:: Records provided ::
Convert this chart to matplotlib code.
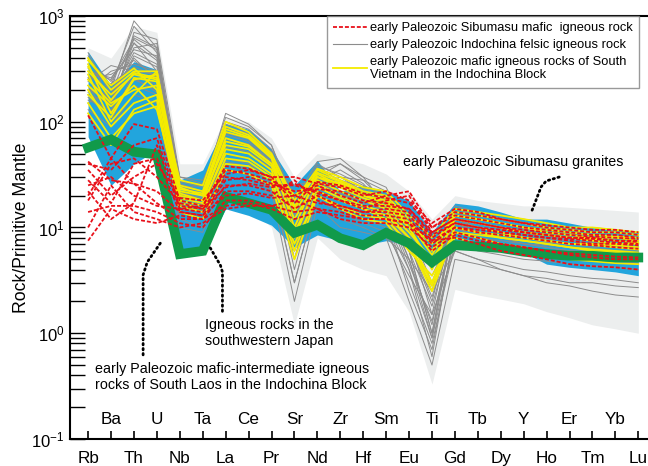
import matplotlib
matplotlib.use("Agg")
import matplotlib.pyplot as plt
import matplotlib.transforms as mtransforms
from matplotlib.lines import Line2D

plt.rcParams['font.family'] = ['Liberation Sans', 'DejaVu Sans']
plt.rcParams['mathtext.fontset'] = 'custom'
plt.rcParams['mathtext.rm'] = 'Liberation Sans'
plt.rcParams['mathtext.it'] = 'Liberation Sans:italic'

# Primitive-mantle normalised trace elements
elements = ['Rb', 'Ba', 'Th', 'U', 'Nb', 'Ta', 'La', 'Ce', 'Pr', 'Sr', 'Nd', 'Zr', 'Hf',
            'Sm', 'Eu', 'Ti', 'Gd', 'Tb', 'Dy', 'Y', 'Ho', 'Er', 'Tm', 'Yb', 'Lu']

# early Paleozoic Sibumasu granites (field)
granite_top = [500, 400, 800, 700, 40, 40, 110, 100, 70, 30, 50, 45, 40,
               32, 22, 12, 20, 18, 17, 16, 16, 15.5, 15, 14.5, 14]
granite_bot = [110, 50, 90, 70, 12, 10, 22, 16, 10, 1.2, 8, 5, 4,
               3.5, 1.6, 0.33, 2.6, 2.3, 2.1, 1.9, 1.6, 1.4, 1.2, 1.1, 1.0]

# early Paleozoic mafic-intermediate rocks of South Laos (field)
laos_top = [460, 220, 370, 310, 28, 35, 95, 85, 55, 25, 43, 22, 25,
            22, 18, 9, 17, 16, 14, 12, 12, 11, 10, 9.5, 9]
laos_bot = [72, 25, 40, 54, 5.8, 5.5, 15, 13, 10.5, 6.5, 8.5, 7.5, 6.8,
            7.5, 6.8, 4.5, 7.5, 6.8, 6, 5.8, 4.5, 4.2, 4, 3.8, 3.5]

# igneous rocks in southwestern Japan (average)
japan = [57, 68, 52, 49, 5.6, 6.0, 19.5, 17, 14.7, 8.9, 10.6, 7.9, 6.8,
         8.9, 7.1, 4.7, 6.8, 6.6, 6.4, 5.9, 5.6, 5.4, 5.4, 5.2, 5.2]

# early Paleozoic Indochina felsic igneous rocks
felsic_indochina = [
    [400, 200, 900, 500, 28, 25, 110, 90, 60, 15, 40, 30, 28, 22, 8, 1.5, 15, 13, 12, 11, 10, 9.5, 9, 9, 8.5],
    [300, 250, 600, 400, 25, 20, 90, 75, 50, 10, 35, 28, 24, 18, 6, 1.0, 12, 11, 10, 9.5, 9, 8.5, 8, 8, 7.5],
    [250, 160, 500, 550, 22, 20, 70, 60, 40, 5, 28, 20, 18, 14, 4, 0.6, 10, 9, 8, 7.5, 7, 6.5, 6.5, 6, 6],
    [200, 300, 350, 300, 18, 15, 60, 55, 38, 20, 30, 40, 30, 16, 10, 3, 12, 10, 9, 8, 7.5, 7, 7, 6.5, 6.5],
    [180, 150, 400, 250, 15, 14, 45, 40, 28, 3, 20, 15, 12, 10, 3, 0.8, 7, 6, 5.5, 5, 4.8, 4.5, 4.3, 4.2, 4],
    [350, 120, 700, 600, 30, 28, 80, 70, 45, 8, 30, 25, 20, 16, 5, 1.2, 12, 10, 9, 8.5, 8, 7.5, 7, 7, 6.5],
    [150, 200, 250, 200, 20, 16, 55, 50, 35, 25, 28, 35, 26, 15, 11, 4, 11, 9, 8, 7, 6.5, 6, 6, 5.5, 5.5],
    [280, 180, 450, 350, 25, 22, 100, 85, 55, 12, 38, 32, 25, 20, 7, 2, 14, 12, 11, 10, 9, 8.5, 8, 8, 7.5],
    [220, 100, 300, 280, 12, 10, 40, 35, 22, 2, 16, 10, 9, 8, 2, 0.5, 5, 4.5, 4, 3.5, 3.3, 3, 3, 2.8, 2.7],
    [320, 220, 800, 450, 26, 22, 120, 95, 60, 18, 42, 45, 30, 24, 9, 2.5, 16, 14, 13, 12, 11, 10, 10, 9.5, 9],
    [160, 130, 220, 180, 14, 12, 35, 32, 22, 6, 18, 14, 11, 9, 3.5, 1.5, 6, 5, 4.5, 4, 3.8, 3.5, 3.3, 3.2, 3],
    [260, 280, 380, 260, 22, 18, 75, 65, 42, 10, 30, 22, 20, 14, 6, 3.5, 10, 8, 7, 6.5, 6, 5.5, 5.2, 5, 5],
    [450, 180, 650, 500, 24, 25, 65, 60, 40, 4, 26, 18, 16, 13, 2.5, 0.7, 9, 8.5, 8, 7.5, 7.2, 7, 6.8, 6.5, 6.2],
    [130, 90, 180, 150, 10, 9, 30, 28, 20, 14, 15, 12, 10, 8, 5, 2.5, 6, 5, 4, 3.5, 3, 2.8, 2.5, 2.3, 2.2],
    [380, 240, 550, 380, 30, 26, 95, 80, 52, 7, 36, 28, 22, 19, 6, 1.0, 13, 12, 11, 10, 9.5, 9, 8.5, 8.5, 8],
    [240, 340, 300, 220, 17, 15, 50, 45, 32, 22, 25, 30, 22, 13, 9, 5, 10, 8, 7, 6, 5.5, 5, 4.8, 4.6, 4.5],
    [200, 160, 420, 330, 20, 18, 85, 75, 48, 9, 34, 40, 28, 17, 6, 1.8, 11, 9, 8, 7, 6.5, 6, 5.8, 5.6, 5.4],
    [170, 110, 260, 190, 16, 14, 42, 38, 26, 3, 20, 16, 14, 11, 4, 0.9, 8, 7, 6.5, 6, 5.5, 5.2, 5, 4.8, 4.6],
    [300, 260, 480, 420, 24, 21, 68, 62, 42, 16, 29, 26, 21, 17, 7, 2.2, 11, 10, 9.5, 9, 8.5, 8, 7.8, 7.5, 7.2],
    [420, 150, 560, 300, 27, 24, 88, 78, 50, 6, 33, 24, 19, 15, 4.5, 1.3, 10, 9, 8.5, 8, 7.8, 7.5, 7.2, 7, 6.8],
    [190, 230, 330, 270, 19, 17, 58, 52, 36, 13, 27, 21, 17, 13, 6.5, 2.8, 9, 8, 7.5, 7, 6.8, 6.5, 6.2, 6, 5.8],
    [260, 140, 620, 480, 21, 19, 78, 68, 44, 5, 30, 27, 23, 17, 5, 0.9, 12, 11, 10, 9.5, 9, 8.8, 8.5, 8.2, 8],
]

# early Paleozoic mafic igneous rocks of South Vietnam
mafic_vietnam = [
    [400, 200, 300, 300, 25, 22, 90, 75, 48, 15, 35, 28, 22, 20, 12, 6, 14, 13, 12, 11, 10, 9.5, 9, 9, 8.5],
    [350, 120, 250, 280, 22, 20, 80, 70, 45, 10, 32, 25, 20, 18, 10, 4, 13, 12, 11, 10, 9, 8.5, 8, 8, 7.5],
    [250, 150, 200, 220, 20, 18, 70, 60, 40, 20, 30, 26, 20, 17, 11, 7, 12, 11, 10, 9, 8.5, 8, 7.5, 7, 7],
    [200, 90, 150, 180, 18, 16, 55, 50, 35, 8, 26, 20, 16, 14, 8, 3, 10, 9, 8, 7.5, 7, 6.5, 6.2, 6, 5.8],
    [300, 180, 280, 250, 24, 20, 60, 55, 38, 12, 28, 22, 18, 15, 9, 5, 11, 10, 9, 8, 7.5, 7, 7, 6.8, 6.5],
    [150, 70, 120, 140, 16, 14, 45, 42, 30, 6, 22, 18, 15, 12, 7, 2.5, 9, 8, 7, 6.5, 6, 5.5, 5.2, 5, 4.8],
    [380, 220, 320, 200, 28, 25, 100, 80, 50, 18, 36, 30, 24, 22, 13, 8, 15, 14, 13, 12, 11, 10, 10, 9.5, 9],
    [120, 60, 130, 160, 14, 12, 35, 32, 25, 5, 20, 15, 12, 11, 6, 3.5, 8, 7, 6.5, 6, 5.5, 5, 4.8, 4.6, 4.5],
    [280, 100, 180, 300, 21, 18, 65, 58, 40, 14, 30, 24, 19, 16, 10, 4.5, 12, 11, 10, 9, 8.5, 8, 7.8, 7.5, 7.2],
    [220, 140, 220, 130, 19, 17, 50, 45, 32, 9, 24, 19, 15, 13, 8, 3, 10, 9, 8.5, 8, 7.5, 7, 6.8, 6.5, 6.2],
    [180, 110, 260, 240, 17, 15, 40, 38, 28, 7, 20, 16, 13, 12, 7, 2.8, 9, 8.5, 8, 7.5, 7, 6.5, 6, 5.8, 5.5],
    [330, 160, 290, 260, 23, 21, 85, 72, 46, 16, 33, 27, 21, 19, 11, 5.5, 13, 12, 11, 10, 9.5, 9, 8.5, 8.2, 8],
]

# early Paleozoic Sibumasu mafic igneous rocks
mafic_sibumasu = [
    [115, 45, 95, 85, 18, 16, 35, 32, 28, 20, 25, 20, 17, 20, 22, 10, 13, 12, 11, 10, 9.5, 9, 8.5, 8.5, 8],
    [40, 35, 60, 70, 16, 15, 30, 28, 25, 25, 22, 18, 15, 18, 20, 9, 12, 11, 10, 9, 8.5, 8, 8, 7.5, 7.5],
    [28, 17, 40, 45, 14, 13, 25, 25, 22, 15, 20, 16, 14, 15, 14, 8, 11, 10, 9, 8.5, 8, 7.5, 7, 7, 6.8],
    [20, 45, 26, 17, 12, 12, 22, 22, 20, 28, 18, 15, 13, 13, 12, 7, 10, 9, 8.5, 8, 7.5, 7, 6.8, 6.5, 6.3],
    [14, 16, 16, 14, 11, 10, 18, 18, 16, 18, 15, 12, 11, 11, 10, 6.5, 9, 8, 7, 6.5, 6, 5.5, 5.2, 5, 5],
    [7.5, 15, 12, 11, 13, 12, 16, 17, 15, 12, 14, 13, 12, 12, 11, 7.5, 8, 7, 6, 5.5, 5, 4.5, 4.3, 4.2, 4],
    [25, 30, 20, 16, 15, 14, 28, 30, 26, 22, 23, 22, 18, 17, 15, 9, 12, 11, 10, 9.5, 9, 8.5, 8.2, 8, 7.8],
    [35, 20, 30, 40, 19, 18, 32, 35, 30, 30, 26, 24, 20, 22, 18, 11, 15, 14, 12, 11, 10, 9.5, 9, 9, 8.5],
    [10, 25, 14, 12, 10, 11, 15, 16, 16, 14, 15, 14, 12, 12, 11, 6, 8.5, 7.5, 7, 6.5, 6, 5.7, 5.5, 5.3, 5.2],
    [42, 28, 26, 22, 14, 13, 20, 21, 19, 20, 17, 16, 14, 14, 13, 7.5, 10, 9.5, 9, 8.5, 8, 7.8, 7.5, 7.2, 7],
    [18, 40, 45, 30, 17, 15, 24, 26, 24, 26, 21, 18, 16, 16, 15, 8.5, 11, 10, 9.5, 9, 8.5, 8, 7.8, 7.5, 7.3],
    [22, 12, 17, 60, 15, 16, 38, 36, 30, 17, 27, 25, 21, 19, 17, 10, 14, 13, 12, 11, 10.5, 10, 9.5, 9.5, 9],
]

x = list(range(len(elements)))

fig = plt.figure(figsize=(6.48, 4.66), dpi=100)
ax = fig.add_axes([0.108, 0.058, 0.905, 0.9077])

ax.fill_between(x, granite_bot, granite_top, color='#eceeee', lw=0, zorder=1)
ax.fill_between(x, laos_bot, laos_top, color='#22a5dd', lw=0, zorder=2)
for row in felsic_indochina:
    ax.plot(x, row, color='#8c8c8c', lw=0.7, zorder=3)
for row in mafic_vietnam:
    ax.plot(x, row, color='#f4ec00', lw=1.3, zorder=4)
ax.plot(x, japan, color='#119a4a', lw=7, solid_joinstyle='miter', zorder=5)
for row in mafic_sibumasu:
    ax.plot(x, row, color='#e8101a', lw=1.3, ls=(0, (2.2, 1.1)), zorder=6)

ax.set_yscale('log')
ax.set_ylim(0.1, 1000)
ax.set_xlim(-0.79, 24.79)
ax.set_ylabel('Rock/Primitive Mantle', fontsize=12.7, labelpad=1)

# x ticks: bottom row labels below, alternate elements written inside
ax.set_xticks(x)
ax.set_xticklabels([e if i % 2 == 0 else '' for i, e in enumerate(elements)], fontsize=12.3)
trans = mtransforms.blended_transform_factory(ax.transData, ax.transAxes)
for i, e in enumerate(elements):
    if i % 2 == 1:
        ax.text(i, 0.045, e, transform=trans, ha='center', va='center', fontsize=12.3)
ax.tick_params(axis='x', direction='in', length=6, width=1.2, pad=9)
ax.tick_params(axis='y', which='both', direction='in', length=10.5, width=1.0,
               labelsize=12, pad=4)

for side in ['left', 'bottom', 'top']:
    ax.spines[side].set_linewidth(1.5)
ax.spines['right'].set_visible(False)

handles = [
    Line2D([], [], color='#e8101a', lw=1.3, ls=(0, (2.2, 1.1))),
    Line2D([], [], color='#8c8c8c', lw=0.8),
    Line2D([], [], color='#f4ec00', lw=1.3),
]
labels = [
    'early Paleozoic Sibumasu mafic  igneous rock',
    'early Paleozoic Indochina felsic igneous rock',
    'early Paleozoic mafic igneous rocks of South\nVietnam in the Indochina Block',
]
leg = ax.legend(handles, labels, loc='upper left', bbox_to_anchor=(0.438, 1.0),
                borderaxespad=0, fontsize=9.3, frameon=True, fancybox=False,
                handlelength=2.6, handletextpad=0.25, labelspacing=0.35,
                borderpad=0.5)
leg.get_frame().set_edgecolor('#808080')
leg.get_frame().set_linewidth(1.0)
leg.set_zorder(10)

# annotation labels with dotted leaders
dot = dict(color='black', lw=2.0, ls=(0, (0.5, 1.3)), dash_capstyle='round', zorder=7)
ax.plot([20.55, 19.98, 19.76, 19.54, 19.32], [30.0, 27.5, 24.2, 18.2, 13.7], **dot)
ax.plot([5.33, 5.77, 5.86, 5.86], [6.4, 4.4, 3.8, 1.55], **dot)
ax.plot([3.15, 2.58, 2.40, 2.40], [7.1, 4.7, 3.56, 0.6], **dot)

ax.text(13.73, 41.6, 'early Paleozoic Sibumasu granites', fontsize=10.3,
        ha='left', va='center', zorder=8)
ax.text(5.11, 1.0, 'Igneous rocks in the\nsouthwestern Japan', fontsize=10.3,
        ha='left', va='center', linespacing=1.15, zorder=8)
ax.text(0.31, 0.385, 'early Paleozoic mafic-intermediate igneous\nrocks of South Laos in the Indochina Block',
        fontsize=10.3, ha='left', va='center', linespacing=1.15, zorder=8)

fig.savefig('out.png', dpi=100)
:::
:: Records provided ::
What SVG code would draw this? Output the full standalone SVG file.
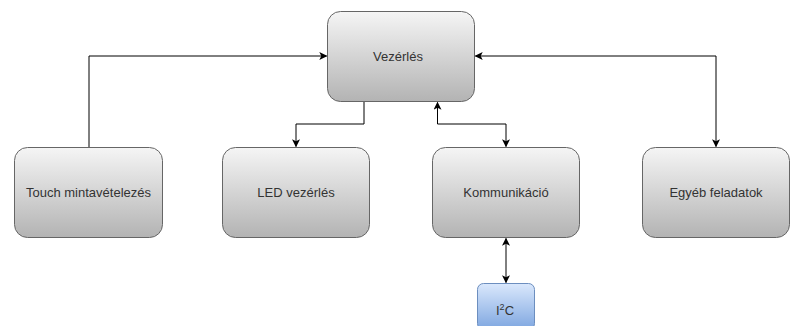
:::
:: Records provided ::
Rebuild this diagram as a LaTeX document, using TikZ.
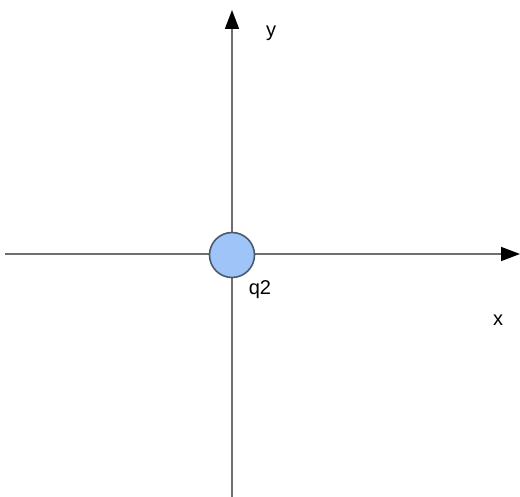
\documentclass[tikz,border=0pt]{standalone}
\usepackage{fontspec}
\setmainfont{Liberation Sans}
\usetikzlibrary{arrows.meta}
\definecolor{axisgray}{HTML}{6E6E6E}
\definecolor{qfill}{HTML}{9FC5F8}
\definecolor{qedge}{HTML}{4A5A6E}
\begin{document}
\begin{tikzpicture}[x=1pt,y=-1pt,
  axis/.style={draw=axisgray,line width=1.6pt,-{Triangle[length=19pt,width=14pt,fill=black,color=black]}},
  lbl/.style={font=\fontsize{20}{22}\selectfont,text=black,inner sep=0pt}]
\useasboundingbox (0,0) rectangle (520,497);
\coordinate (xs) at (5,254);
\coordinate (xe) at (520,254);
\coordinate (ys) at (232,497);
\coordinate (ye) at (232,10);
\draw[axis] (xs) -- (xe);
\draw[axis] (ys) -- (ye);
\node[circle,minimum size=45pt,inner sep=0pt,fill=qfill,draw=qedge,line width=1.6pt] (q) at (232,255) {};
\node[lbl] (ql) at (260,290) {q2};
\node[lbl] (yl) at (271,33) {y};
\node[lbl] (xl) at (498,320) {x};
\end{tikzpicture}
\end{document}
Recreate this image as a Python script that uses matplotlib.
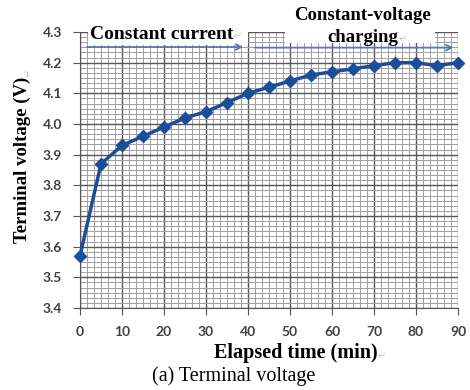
:::
In the listing above, find the line with "Rebuild this diagram" and the line with "Recreate this image". Copy exactly those two and every line between, without the pictures.

> Task solution:
Rebuild this diagram as a LaTeX document, using TikZ.
\documentclass[tikz,border=0pt]{standalone}
\usepackage{fontspec}
\setmainfont{Liberation Sans}
\usetikzlibrary{arrows.meta}
\definecolor{axisgray}{HTML}{6E6E6E}
\definecolor{qfill}{HTML}{9FC5F8}
\definecolor{qedge}{HTML}{4A5A6E}
\begin{document}
\begin{tikzpicture}[x=1pt,y=-1pt,
  axis/.style={draw=axisgray,line width=1.6pt,-{Triangle[length=19pt,width=14pt,fill=black,color=black]}},
  lbl/.style={font=\fontsize{20}{22}\selectfont,text=black,inner sep=0pt}]
\useasboundingbox (0,0) rectangle (520,497);
\coordinate (xs) at (5,254);
\coordinate (xe) at (520,254);
\coordinate (ys) at (232,497);
\coordinate (ye) at (232,10);
\draw[axis] (xs) -- (xe);
\draw[axis] (ys) -- (ye);
\node[circle,minimum size=45pt,inner sep=0pt,fill=qfill,draw=qedge,line width=1.6pt] (q) at (232,255) {};
\node[lbl] (ql) at (260,290) {q2};
\node[lbl] (yl) at (271,33) {y};
\node[lbl] (xl) at (498,320) {x};
\end{tikzpicture}
\end{document}
Recreate this image as a Python script that uses matplotlib.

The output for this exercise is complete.